(SUPPLIED MATERIAL):

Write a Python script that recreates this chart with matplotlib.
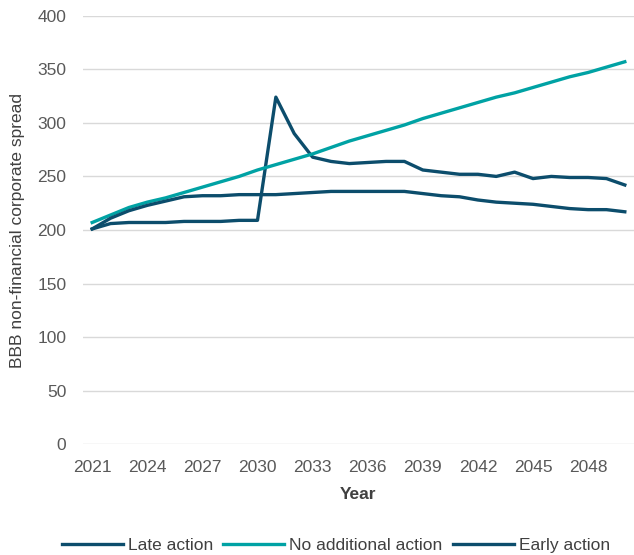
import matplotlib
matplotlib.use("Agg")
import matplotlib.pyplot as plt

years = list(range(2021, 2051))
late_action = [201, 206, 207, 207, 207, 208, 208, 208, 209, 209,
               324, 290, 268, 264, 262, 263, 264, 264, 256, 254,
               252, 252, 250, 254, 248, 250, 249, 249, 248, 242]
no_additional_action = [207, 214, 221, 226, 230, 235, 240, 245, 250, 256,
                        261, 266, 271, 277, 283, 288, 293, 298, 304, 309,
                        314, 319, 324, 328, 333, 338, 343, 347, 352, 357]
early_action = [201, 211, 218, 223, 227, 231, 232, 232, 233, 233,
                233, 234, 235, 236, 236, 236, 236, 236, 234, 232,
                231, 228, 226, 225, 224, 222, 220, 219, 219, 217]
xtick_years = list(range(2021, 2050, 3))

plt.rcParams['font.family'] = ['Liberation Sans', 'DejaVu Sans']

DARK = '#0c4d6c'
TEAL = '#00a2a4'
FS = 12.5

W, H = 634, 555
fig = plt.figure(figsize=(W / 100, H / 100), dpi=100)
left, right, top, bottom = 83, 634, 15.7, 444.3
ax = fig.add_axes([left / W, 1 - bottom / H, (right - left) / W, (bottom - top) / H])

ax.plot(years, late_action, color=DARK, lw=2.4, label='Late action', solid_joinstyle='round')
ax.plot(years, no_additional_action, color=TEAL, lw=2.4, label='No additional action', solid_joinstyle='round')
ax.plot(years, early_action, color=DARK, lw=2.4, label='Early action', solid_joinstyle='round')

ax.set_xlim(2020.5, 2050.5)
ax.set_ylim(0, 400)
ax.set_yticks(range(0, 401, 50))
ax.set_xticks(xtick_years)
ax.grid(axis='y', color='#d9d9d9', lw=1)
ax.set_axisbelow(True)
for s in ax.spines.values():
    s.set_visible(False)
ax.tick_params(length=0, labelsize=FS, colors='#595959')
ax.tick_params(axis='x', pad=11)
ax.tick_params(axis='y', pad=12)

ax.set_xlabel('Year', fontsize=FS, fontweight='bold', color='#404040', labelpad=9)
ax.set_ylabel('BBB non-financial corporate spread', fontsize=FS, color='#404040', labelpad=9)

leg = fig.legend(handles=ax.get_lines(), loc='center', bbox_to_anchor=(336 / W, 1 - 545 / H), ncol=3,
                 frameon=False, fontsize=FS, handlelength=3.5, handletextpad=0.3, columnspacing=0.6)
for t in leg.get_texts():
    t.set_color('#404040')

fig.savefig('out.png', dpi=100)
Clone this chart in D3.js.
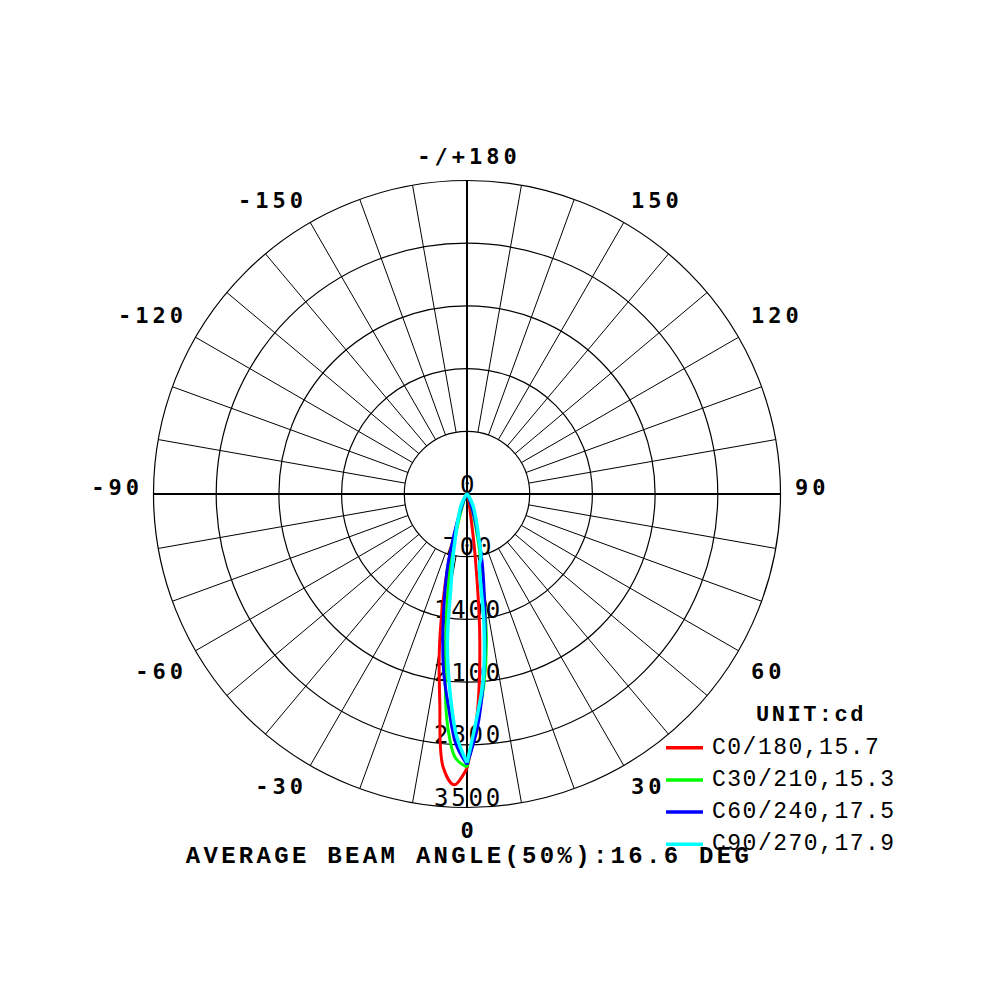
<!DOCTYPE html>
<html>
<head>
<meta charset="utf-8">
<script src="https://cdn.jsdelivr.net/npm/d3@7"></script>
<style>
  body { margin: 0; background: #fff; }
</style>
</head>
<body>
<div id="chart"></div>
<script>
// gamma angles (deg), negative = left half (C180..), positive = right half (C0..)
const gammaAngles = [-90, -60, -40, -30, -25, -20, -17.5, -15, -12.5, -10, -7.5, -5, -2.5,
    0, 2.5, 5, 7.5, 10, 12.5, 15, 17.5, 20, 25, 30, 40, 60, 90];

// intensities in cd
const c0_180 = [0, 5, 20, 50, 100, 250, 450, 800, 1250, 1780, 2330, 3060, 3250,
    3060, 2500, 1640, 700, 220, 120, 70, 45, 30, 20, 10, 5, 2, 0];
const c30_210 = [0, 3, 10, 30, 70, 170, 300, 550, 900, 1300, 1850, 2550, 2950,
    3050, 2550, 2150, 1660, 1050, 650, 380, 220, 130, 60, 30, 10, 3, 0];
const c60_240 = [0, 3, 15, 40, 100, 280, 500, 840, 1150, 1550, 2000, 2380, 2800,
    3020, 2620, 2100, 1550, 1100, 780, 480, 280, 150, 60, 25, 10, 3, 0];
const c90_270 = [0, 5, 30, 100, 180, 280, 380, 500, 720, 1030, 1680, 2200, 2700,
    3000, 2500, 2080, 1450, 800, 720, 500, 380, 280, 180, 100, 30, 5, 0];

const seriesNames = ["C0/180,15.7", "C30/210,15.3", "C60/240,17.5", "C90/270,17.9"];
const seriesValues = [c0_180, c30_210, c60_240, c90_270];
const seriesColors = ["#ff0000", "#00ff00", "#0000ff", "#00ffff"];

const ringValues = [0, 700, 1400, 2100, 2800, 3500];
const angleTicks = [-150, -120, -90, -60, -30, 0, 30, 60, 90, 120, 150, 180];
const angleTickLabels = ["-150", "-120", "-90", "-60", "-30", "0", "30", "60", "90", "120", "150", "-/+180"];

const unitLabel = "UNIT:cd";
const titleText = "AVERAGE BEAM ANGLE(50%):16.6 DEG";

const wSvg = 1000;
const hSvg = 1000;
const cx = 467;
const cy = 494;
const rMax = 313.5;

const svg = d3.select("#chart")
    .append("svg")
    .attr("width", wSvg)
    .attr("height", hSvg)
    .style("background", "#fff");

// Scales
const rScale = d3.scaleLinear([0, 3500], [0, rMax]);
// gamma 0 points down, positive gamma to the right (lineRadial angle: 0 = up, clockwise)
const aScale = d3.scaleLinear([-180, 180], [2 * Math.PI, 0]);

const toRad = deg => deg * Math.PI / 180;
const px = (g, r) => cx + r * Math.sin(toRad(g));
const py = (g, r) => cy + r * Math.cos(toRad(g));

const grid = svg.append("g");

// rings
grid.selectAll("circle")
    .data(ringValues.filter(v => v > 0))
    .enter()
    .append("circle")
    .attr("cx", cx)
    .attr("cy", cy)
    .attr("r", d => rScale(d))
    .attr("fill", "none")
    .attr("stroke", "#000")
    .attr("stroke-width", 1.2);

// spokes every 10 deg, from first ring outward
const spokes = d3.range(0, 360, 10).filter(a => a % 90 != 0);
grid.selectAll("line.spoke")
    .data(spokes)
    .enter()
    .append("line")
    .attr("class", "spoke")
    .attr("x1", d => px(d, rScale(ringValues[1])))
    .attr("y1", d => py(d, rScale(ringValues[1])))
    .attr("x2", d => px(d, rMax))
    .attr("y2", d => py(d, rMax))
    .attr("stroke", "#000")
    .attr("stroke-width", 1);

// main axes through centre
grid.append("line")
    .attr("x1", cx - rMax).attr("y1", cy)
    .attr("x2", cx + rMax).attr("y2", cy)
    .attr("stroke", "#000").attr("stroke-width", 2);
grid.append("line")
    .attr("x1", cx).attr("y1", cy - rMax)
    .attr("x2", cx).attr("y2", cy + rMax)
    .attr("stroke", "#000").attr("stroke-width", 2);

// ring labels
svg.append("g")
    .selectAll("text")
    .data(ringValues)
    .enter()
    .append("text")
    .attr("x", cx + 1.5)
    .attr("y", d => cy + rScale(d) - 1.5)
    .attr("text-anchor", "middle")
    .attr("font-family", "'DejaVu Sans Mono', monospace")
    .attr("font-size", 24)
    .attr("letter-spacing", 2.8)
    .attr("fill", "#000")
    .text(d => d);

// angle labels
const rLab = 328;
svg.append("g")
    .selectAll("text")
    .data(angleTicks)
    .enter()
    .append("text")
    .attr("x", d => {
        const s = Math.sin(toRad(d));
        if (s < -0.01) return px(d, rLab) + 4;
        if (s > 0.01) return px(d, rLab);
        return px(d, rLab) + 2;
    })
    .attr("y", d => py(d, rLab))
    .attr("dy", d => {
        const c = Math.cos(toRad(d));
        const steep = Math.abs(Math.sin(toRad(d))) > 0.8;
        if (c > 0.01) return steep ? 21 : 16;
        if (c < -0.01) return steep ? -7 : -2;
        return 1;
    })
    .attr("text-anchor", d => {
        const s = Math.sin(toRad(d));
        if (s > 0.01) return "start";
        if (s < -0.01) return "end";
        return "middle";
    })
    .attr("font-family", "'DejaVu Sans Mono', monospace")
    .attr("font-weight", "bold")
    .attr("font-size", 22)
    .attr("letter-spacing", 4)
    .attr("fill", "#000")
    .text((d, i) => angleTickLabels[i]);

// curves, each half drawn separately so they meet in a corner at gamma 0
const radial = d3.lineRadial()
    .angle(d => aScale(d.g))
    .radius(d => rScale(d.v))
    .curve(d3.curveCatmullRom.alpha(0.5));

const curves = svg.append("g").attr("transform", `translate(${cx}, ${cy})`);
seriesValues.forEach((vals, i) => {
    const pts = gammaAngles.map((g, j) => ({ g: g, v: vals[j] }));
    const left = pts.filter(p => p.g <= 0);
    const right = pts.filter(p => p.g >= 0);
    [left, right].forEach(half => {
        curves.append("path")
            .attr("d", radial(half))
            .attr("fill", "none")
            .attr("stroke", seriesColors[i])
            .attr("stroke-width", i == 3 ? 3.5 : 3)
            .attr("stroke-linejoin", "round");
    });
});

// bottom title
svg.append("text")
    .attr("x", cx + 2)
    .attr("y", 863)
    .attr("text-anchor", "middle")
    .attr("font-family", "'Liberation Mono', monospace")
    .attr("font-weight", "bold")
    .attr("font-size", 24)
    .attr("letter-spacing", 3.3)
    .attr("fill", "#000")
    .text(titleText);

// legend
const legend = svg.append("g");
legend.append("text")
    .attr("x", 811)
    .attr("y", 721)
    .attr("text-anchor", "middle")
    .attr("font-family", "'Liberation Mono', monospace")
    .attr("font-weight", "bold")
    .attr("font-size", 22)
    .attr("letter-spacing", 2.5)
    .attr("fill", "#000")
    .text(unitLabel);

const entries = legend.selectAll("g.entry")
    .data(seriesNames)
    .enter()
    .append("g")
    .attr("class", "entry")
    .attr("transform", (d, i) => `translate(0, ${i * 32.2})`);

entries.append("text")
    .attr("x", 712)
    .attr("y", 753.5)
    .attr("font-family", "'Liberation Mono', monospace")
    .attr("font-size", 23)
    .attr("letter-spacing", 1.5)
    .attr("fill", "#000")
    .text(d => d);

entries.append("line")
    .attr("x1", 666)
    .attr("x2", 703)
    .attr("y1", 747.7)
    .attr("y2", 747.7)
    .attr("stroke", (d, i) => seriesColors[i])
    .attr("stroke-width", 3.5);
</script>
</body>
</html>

(SHORT TASK): In the listing above, find the line with "Clone this chart in D3.js." and the line with "40, 60, 90];". Set down exactly those lines and everything between them, skipping pictures.

(ANSWER FOR THIS EXERCISE):
Clone this chart in D3.js.
<!DOCTYPE html>
<html>
<head>
<meta charset="utf-8">
<script src="https://cdn.jsdelivr.net/npm/d3@7"></script>
<style>
  body { margin: 0; background: #fff; }
</style>
</head>
<body>
<div id="chart"></div>
<script>
// gamma angles (deg), negative = left half (C180..), positive = right half (C0..)
const gammaAngles = [-90, -60, -40, -30, -25, -20, -17.5, -15, -12.5, -10, -7.5, -5, -2.5,
    0, 2.5, 5, 7.5, 10, 12.5, 15, 17.5, 20, 25, 30, 40, 60, 90];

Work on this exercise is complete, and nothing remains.